Consider the following [Bayes network](https://en.wikipedia.org/wiki/Bayesian_network) of random variables on some probability space:

[![Example Bayes Graph][1]][1]

The [local Markov property](https://en.wikipedia.org/wiki/Bayesian_network#Local_Markov_property) asserts that any variable is independent of its non-descendants given its parents. Here, $X$ has no parents, and $Y$ is a non-descendant of $X$. Therefore $X$ is independent of $Y$.

A [Markov-blanket](https://en.wikipedia.org/wiki/Markov_blanket) of the variable $X$ is any subset of other variables that "contains all the information needed to infer $X$." The [Markov-boundary](https://en.wikipedia.org/wiki/Markov_blanket#Markov_boundary) is the smallest such subset, i.e. the Markov-blanket with "no redundant information."

For a Bayes network, the Markov-*boundary* of $X$ consists of its parents, its children, and the other parents of its children (its "spouses"). For our $X$, this is $\{Y,Z\}$.

I am perplexed that $X$ can be *independent* of $Y$ and yet $Y$ is still in its Markov-boundary. The implication is that $Y$ provides a critical piece of information about $X$ when trying to decouple it from the rest of the network. I.e., I cannot assume $X$ is independent of $\{U,V\}$ unless I condition on both $Z$ *and* $Y$.

This leads me to believe that maybe $Y$ *is* redundant, and that the Markov-boundary here is really just $Z$. But then I look at any source explaining Markov-boundaries and they provide explanations like this that have the same issue:

[![Typical Markov-boundary explanation][2]][2]

It is *always* true that $A$ given its parents is independent of its spouses, because the spouses are always non-descendants.
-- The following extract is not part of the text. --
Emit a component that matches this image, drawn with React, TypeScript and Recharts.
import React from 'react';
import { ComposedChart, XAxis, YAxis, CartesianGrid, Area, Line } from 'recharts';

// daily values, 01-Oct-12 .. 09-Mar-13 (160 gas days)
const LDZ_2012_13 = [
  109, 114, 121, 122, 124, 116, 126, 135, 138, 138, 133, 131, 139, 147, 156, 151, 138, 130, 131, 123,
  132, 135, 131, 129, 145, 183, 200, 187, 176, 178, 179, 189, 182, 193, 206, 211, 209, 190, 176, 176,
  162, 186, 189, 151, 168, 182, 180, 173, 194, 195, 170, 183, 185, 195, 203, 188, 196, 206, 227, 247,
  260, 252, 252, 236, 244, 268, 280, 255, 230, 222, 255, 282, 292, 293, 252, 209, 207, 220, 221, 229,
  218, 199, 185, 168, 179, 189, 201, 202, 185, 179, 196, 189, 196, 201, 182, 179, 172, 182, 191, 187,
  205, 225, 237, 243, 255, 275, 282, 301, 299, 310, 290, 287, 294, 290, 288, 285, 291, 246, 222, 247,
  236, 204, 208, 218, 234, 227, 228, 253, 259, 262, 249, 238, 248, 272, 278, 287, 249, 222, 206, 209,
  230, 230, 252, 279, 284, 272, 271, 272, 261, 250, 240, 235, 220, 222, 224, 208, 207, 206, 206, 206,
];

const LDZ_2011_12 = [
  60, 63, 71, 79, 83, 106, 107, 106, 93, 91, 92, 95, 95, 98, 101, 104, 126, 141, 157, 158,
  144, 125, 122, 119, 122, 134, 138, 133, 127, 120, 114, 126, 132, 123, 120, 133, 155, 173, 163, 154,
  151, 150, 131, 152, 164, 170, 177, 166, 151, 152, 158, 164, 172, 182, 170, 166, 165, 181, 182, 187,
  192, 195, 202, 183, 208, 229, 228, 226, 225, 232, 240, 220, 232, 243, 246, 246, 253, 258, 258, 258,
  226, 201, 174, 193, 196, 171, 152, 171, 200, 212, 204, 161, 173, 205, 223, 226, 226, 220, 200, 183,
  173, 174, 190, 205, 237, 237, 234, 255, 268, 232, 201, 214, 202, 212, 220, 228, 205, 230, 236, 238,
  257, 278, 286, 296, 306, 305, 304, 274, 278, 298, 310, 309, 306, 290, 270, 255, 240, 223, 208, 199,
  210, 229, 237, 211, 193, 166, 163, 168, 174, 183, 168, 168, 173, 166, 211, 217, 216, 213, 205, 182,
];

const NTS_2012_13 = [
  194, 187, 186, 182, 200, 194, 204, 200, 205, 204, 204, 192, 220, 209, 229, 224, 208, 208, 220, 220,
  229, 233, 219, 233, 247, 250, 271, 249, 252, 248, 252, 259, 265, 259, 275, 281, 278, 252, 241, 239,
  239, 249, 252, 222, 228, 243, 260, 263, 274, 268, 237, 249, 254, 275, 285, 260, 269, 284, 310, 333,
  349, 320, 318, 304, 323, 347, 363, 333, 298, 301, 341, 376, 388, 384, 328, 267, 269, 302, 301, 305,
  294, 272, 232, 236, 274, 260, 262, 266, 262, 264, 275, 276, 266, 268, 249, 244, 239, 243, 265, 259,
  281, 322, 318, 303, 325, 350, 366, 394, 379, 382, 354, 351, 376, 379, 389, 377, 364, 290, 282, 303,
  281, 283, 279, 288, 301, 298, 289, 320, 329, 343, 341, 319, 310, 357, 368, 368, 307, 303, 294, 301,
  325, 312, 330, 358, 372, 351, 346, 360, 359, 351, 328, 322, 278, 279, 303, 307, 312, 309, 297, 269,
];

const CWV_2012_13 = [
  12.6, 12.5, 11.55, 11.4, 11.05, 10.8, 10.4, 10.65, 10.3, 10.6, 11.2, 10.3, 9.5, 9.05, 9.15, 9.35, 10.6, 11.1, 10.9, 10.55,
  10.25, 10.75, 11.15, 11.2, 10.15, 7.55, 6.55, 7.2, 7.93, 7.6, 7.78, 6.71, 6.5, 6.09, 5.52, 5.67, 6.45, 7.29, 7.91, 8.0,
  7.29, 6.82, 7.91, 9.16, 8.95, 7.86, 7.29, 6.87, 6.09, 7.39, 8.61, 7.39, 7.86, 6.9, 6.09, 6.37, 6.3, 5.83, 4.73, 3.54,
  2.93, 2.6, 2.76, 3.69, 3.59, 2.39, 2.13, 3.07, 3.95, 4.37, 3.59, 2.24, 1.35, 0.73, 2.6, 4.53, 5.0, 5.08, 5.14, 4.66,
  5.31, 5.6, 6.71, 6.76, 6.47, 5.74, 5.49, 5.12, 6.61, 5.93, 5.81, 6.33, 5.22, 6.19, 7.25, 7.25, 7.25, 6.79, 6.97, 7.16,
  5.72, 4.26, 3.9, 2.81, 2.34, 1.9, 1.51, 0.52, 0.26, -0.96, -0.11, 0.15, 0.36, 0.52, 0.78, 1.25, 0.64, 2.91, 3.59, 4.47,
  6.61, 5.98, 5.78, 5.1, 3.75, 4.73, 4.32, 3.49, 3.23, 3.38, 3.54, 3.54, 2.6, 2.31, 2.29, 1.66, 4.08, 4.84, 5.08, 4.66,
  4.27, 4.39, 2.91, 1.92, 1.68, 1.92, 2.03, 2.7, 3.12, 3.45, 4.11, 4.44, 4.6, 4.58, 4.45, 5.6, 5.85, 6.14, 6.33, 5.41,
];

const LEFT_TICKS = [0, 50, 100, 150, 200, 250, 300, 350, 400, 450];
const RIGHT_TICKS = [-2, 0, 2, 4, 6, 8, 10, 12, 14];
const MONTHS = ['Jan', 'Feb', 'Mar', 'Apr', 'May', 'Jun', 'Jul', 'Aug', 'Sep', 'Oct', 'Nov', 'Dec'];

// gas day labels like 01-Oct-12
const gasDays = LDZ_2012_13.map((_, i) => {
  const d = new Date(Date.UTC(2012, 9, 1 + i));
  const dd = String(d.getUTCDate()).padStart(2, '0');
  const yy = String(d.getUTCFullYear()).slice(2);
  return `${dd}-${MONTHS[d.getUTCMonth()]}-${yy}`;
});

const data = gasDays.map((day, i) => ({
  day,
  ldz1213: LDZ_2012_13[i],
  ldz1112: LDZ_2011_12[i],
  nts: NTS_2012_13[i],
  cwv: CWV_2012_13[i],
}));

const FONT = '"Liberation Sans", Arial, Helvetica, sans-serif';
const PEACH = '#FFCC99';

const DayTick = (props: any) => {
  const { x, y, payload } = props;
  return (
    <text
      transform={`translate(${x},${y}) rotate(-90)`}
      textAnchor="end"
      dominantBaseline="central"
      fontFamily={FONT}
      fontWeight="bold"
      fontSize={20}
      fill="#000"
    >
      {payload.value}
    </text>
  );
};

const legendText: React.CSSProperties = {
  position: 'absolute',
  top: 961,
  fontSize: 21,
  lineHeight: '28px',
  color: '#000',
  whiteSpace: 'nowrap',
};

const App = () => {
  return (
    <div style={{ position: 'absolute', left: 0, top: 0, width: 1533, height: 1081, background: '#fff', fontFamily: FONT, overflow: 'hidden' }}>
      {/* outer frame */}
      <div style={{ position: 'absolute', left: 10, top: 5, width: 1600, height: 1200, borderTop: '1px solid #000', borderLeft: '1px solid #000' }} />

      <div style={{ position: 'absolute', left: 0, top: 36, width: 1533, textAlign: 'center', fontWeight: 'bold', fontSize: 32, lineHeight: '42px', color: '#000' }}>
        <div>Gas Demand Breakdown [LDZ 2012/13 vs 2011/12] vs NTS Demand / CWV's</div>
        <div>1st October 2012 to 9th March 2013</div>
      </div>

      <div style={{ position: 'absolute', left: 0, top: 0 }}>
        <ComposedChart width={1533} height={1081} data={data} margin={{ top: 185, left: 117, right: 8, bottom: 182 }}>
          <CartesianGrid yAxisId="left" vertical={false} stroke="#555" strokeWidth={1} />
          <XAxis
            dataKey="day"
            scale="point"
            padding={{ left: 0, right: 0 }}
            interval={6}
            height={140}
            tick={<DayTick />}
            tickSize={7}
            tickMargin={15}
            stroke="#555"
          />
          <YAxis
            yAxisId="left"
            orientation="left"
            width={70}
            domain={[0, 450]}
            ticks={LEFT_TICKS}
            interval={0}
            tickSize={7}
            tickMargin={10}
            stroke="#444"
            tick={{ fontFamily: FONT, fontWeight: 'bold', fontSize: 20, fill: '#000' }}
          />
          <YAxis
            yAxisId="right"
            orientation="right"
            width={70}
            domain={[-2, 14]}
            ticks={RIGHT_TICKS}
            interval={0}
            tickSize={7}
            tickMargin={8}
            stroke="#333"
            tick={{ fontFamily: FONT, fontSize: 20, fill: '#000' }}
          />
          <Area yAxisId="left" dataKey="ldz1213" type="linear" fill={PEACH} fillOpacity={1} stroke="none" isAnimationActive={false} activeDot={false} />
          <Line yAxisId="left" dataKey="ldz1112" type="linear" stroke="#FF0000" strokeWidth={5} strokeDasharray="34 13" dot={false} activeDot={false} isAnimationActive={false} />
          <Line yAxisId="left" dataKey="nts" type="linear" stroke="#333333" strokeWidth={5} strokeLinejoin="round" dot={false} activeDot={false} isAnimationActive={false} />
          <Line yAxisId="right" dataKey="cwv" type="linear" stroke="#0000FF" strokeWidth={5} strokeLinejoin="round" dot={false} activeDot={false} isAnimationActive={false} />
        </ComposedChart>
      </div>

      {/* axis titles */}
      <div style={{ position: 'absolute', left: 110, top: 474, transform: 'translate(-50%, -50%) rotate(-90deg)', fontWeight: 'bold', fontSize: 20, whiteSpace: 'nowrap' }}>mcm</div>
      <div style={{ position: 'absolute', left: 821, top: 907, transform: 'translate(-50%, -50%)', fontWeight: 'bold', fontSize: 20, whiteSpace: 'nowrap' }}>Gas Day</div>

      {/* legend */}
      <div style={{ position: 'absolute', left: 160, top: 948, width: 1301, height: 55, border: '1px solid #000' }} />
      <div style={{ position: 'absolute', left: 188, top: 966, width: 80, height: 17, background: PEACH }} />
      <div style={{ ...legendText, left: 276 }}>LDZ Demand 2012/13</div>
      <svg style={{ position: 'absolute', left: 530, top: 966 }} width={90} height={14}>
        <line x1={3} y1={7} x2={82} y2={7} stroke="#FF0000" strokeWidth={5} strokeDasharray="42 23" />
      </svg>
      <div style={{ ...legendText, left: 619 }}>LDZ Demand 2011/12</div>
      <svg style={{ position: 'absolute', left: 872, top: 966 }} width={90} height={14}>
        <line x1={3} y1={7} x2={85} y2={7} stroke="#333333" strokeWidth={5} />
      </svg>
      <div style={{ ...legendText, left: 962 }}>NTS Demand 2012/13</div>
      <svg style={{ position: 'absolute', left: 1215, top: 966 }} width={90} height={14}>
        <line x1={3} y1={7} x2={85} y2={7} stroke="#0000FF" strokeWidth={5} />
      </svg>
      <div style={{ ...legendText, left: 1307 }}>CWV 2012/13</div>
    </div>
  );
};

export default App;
Since the Markov-boundary always includes the parents and children, how could the spouses have any additional information to provide?
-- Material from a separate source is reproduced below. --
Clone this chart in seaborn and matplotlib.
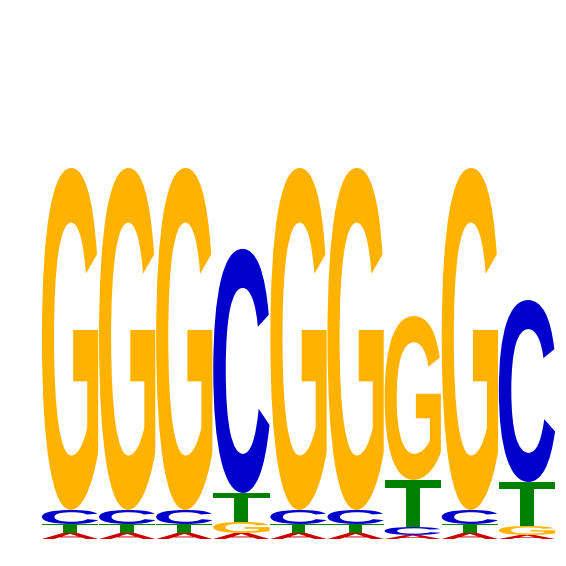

I am struggling to understand the role of spouses in the Markov-boundary, because it leads me to the following statement which I thought was definitely impossible:
$$
p(X|Y) = p(X)\ \ \ \ \text{while}\ \ \ \ p(X|Y,Z) \neq p(X|Z) \tag{1}
$$

**Question:**

Is the above equation possible? If not, then how is $X$ independent of $Y$ while $Y$ is in the (minimal) Markov-boundary of $X$? If it's not, then how is $Y$ different from the spouses in the other diagram?

  [1]: https://i.sstatic.net/HK9Abm.png
  [2]: https://i.sstatic.net/FTEINm.png